My blueberry buttermilk cornmeal pancakes are delicious (see my previous blog), but the recipe leaves some leftovers. So I froze the extra pancakes, not really knowing what I’d do with them later on.
Later in the week when I thawed a pack of chicken thighs, I decided to thaw some of the pancakes as well, planning to use them as a substitute for bread crumbs. Worked out pretty well…a crispy, flavorful piece of chicken. If you don’t make the pancakes, using store-bought cornbread will work just as well.
5 lbs. chicken thighs
8 oz. cornbread (or leftover pancakes)
1 teaspoon salt
1/2 teaspoon granulated garlic
1/2 teaspoon granulated onion
1/2 teaspoon tarragon
oil, for frying (I use avocado oil)
Break the cornbread (or pancakes) into smaller pieces and place them on a sheet pan in a 200-degree oven. Bake until they dry out but don’t burn, about 30 minutes. Let them cool to room temperature, then place them in a food processor and process until they resemble breadcrumbs. Place the breadcrumbs in a bowl.

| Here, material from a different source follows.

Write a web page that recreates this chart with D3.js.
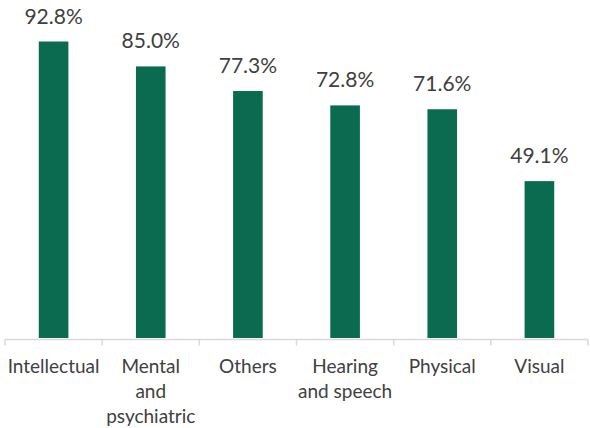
<!DOCTYPE html>
<html>
<head>
<meta charset="utf-8">
<script src="https://cdn.jsdelivr.net/npm/d3@7"></script>
<style>
  html, body { margin: 0; padding: 0; background: #ffffff; }
  svg { display: block; }
</style>
</head>
<body>
<svg id="chart" width="590" height="428"></svg>
<script>
// Share of people with each type of disability
const categories = ["Intellectual", "Mental and psychiatric", "Others", "Hearing and speech", "Physical", "Visual"];
const categoryLines = [["Intellectual"], ["Mental", "and", "psychiatric"], ["Others"], ["Hearing", "and speech"], ["Physical"], ["Visual"]];
const values = [92.8, 85.0, 77.3, 72.8, 71.6, 49.1];

const W = 590, H = 428;
const svg = d3.select("#chart");
const fontFamily = "Lato, 'Open Sans', sans-serif";

const x = d3.scaleBand()
  .domain(categories)
  .range([5, 588])
  .paddingInner(0.695)
  .paddingOuter(0.3475);

const y = d3.scaleLinear()
  .domain([0, 100])
  .range([338, 18.5]);

// Bars
svg.append("g")
  .selectAll("rect")
  .data(values)
  .join("rect")
  .attr("x", (d, i) => x(categories[i]))
  .attr("y", d => y(d))
  .attr("width", x.bandwidth())
  .attr("height", d => y(0) - y(d))
  .attr("fill", "#0a6b51");

// Category axis: baseline with tick marks between categories
const step = x.step();
const axisY = 339.5;
const axisG = svg.append("g");
axisG.append("line")
  .attr("x1", x.range()[0]).attr("x2", x.range()[1])
  .attr("y1", axisY).attr("y2", axisY)
  .attr("stroke", "#d9d9d9").attr("stroke-width", 1.5);
const tickXs = d3.range(categories.length + 1).map(i => x.range()[0] + i * step);
axisG.selectAll("line.tick")
  .data(tickXs)
  .join("line")
  .attr("class", "tick")
  .attr("x1", d => d).attr("x2", d => d)
  .attr("y1", axisY).attr("y2", axisY + 6)
  .attr("stroke", "#d9d9d9").attr("stroke-width", 1.5);

// Category labels
const labelG = svg.append("g")
  .attr("font-family", fontFamily)
  .attr("font-size", 19)
  .attr("fill", "#404040")
  .attr("text-anchor", "middle");
categories.forEach((c, i) => {
  const cx = x(c) + x.bandwidth() / 2;
  const t = labelG.append("text").attr("x", cx).attr("y", 373);
  categoryLines[i].forEach((line, j) => {
    t.append("tspan").attr("x", cx).attr("dy", j === 0 ? 0 : 25).text(line);
  });
});

// Value labels
svg.append("g")
  .attr("font-family", fontFamily)
  .attr("font-size", 21)
  .attr("fill", "#404040")
  .attr("text-anchor", "middle")
  .selectAll("text")
  .data(values)
  .join("text")
  .attr("x", (d, i) => x(categories[i]) + x.bandwidth() / 2)
  .attr("y", d => y(d) - 18)
  .text(d => d.toFixed(1) + "%");
</script>
</body>
</html>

Add the salt, garlic, onion and tarragon to the breadcrumbs and mix well.
In another bowl, crack and whisk the 2 eggs.
Pre-heat the oven to 350 degrees.
Heat a frying pan with 2 inches of oil to medium-high. Roll the thighs one at a time in the egg and then in the breadcrumb mixture. Press the breadcrumbs onto the chicken so they stick. Gently place the breaded thigh in the pan with the oil. Fry until golden on one side, then flip the thigh over and fry on the other side. When the thighs are golden and crisp, place them on a sheet pan covered with non-stick aluminum foil. Repeat with all the thighs.
Place the sheet pan with the thighs in the oven and bake until cooked through, about 35 minutes.